Item 71           Transitional—Authorisations

 

This item provides for transitional arrangements for authorisations made under section 336D of the Migration Act. Section 336D allows the Secretary to authorise persons to have access to identifying information for certain purposes.

 

Such authorisations may specify access under paragraph 336D(2)(g) of the Act. Item 68 amends paragraph (g) to substitute a new paragraph (g). New paragraph (g) is worded more widely. It allows for access ‘for the purposes of this Act’ rather than the more limited ‘for the purposes of making decisions under this Act’.

 

The effect of item 71 is that any such authorisations will continue in force after commencement of item 68 as if they authorised access ‘for the purposes of’ the relevant Act, ie as if they were made under the wider new paragraph (g).

 

Item 71 commences when the main personal identifier amendments commence (see subclause 2(2), table item 8).

 

Item 72           Application

 

This item provides that the amendments made by items 68, 69 or 70 of Schedule 1 to the bill apply to access to, or disclosure of, identifying information after those items commence.

 

Item 72 makes clear that the amendments do not apply to conduct taken before commencement.

 

Item 72 commences when the main personal identifier amendments commence (see subclause 2(2), table item 8).

 



 

Schedule 2 Authorisations relating to movement records

   

Migration Act 1958

Item 1             After paragraph 488(2)(a)

 

This item inserts new paragraph 488(2)(aa).

 

The new paragraph provides that the Minister may authorise an officer, for the purpose of making a movement record available to, and for the use of either the person to whom the record relates or the duly appointed agent of that person, to perform one or more of the actions listed in subsection 488(1).

 

Subsection 488(1) makes it an offence for a person to read, examine, reproduce by any means, or use or disclose by any means, any part of a client’s movement records, otherwise than in accordance with an authority given under subsection 488(2).

 

The authorisations in subsection 488(2) do not currently provide for the disclosure of movement records to an individual to whom the record relates or to his or her duly appointed agent.

 

This amendment will authorise the disclosure of movement records to an individual to whom the record relates or to his or her duly appointed agent.

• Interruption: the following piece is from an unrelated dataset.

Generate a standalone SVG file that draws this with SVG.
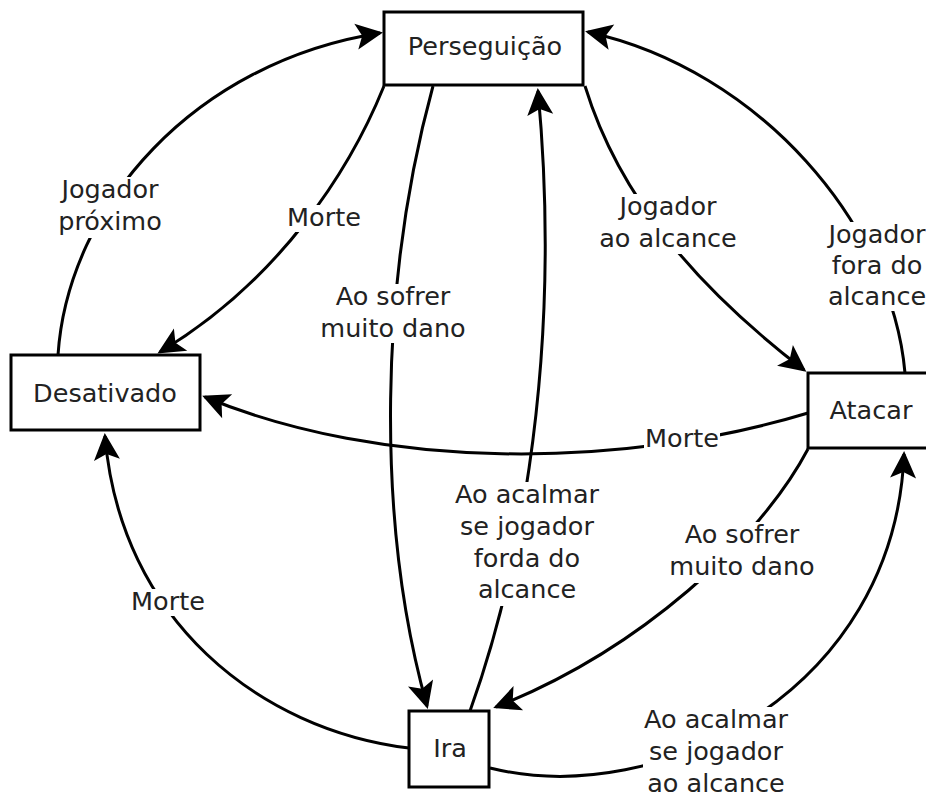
<svg xmlns="http://www.w3.org/2000/svg" width="926" height="798" viewBox="0 0 926 798">
<style>
.box{fill:#fff;stroke:#000;stroke-width:3}
.t{font-family:"DejaVu Sans",sans-serif;font-size:25.5px;fill:#222;text-anchor:middle}
.e{fill:none;stroke:#000;stroke-width:3;marker-end:url(#a)}
.bg{fill:#fff}
</style>
<defs>
<marker id="a" markerUnits="userSpaceOnUse" orient="auto" refX="-3" refY="0" markerWidth="1" markerHeight="1" overflow="visible">
<path d="M0,0 L-27,-13 L-21,0 L-27,13 Z" fill="#000"/>
</marker>
</defs>
<rect width="926" height="798" fill="#fff"/>
<g id="connectors">
<path class="e" d="M58,355 C68,205 195,62 380,33"/>
<path class="e" d="M384,86 C350,170 280,280 160,352"/>
<path class="e" d="M433,86 C380,280 375,520 427,706"/>
<path class="e" d="M470,711 C510,600 565,380 538,91"/>
<path class="e" d="M585,86 C620,200 700,290 804,370"/>
<path class="e" d="M905,373 C892,225 760,70 588,32"/>
<path class="e" d="M808,413 C620,470 380,470 205,397"/>
<path class="e" d="M808,449 C760,540 640,650 496,707"/>
<path class="e" d="M409,748 C260,730 120,620 105,436"/>
<path class="e" d="M490,768 C660,810 895,690 904,454"/>
</g>
<g id="labels">
<rect class="bg" x="58" y="177" width="104" height="61"/>
<text class="t" x="110" y="198">Jogador</text>
<text class="t" x="110" y="230">próximo</text>
<rect class="bg" x="286" y="205" width="76" height="27"/>
<text class="t" x="324" y="226">Morte</text>
<rect class="bg" x="320" y="284" width="146" height="59"/>
<text class="t" x="393" y="305">Ao sofrer</text>
<text class="t" x="393" y="337">muito dano</text>
<rect class="bg" x="600" y="194" width="136" height="60"/>
<text class="t" x="668" y="215">Jogador</text>
<text class="t" x="668" y="247">ao alcance</text>
<rect class="bg" x="826" y="222" width="104" height="89"/>
<text class="t" x="877" y="243">Jogador</text>
<text class="t" x="877" y="274">fora do</text>
<text class="t" x="877" y="305">alcance</text>
<rect class="bg" x="644" y="426" width="76" height="27"/>
<text class="t" x="682" y="447">Morte</text>
<rect class="bg" x="454" y="482" width="146" height="124"/>
<text class="t" x="527" y="503">Ao acalmar</text>
<text class="t" x="527" y="535">se jogador</text>
<text class="t" x="527" y="567">forda do</text>
<text class="t" x="527" y="598">alcance</text>
<rect class="bg" x="668" y="522" width="148" height="61"/>
<text class="t" x="742" y="543">Ao sofrer</text>
<text class="t" x="742" y="575">muito dano</text>
<rect class="bg" x="130" y="589" width="76" height="27"/>
<text class="t" x="168" y="610">Morte</text>
<rect class="bg" x="643" y="707" width="147" height="91"/>
<text class="t" x="716" y="728">Ao acalmar</text>
<text class="t" x="716" y="760">se jogador</text>
<text class="t" x="716" y="792">ao alcance</text>
</g>
<g id="perseguicao">
<rect class="box" x="384" y="12" width="199" height="73"/>
<text class="t" x="485" y="55">Perseguição</text>
</g>
<g id="desativado">
<rect class="box" x="11" y="355" width="189" height="75"/>
<text class="t" x="105" y="402">Desativado</text>
</g>
<g id="atacar">
<rect class="box" x="808" y="373" width="126" height="75"/>
<text class="t" x="871" y="419">Atacar</text>
</g>
<g id="ira">
<rect class="box" x="409" y="711" width="80" height="76"/>
<text class="t" x="450" y="757">Ira</text>
</g>
</svg>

This will ensure consistency with the objectives of the Freedom of Information Act 1982 and the Ombudsman’s view that government agencies should facilitate access by an individual to his or her own information. The amendment will also ensure the Department can respond to client requests in a more efficient manner.

 

Item 2             Application provision

 

This item provides that the amendment made by item 1 of Schedule 2 to the bill applies in relation to any request made to the Department for access to a movement record by the person to whom the record relates or by the duly appointed agent of that person, on or after the commencement of Schedule 2 to the bill.

 



  Schedule 3 Other amendments

Migration Act 1958

Item 1             Subsection 5(1) (paragraph (a) of the definition of fisheries detention offence )

New paragraph (a) of the definition of fisheries detention offence in subsection 5(1) adds two new offences from the Fisheries Management Act 1991 to the list of offences that are defined as fisheries detention offences for the purposes of the Migration Act.

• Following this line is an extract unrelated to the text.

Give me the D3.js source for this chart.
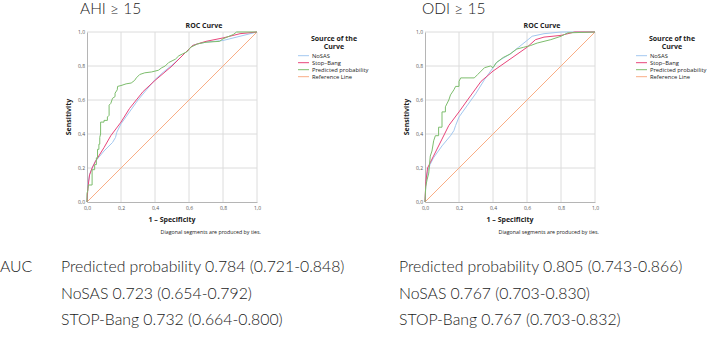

Currently, by operation of section 164B of the Act, enforcement visas are granted to non-citizens on foreign boats when a fisheries officer makes a certain requirement of the master of the vessel or exercises certain powers under the fisheries legislation, because the fisheries office has reasonable grounds to believe the boat has been used, is being used, or is intended to be used, in the commission of a “fisheries detention offence” or upon taking the person into fisheries detention after arrival in the migration zone. 

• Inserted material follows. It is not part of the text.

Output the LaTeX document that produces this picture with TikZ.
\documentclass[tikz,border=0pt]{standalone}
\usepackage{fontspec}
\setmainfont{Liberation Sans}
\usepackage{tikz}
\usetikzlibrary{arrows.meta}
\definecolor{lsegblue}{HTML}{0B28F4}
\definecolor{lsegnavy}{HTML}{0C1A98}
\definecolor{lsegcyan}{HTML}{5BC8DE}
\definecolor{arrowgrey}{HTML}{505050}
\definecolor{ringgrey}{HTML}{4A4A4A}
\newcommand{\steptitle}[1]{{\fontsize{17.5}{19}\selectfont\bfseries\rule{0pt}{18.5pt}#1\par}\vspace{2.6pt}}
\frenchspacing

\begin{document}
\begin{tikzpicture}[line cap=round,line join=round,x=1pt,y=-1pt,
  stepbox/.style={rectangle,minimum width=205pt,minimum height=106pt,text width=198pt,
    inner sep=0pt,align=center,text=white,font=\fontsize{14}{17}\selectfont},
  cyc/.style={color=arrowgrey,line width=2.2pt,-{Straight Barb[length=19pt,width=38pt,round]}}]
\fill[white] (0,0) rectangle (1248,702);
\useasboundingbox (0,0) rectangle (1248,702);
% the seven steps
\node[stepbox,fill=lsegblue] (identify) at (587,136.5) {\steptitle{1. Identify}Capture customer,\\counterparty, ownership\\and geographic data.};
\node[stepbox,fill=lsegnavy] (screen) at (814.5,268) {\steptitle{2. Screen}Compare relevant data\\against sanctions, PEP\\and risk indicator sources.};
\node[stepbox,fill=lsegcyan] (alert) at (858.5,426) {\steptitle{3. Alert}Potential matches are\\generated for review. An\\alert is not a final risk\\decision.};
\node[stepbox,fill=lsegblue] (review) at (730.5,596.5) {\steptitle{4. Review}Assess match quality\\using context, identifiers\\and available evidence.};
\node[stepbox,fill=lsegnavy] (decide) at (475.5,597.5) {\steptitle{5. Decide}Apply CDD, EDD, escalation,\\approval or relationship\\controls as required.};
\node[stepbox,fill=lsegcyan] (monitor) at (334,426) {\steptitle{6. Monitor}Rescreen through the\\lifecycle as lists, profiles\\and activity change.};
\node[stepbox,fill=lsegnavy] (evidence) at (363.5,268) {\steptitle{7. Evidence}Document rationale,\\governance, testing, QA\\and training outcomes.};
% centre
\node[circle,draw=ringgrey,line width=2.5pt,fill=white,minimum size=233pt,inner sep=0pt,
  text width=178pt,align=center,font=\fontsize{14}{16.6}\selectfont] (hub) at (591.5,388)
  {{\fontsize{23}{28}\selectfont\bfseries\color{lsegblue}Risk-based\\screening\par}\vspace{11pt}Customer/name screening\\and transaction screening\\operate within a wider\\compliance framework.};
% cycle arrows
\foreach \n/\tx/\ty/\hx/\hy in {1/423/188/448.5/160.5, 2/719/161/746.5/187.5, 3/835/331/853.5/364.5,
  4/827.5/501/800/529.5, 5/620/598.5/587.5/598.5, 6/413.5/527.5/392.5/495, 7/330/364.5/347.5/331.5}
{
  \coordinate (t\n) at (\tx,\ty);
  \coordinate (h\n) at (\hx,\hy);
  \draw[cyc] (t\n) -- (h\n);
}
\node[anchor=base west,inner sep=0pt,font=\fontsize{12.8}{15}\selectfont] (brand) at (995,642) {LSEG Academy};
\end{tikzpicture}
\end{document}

The term fisheries detention offence is defined in subsection 5(1) by simply listing relevant offences contained in the Fisheries Management Act , the Torres Strait Fisheries Act and the Crimes Act .

In the Winter 2006 Parliamentary sittings Parliament passed the Fisheries Legislation Amendment (Foreign Fishing Offences) Act 2006 which inserted new offences into the Fisheries Management Act 1991 and the Torres Strait Fisheries Act 1984.

The new offences provide for custodial penalties for foreign fishing offences in those parts of Australia’s territorial sea that are within the Australian Fishing Zone, within the meaning of the FMA, or within any ‘area of Australian jurisdiction’, within the meaning of the TSFA.

New subsection 5(1) (paragraph (a) of the definition of fisheries detention offence ) adds the new cross-reference to the Fisheries Management Act 1991 offences contained in sections 100B and 101AA by omitting the phrase “100A, 101, 101A” and substituting the phrase “100A, 100B, 101, 101A and 101AA”. 

 

Item 2             Subsection 5(1) (paragraph (b) of the definition of fisheries detention offence )

New paragraph (b) of the definition of fisheries detention offence in subsection 5(1) adds two new offences from the Torres Strait Fisheries Act 1984 to the list of offences that are defined as fisheries detention offences for the purposes of the Migration Act.

The operation of the new definition of fisheries detention offence is discussed above.

New subsection 5(1) (paragraph (b) of the definition of fisheries detention offence ) adds the new cross-reference to the Torres Strait Fisheries Act 1984 offences contained in sections 46A, 46B, 46C, 46D, 49A and 51A by omitting the phrase “45, 48, 49 or 51” and substituting the phrase “45, 46A, 46B, 46C, 46D, 48, 49, 49A, 51 or 51A”.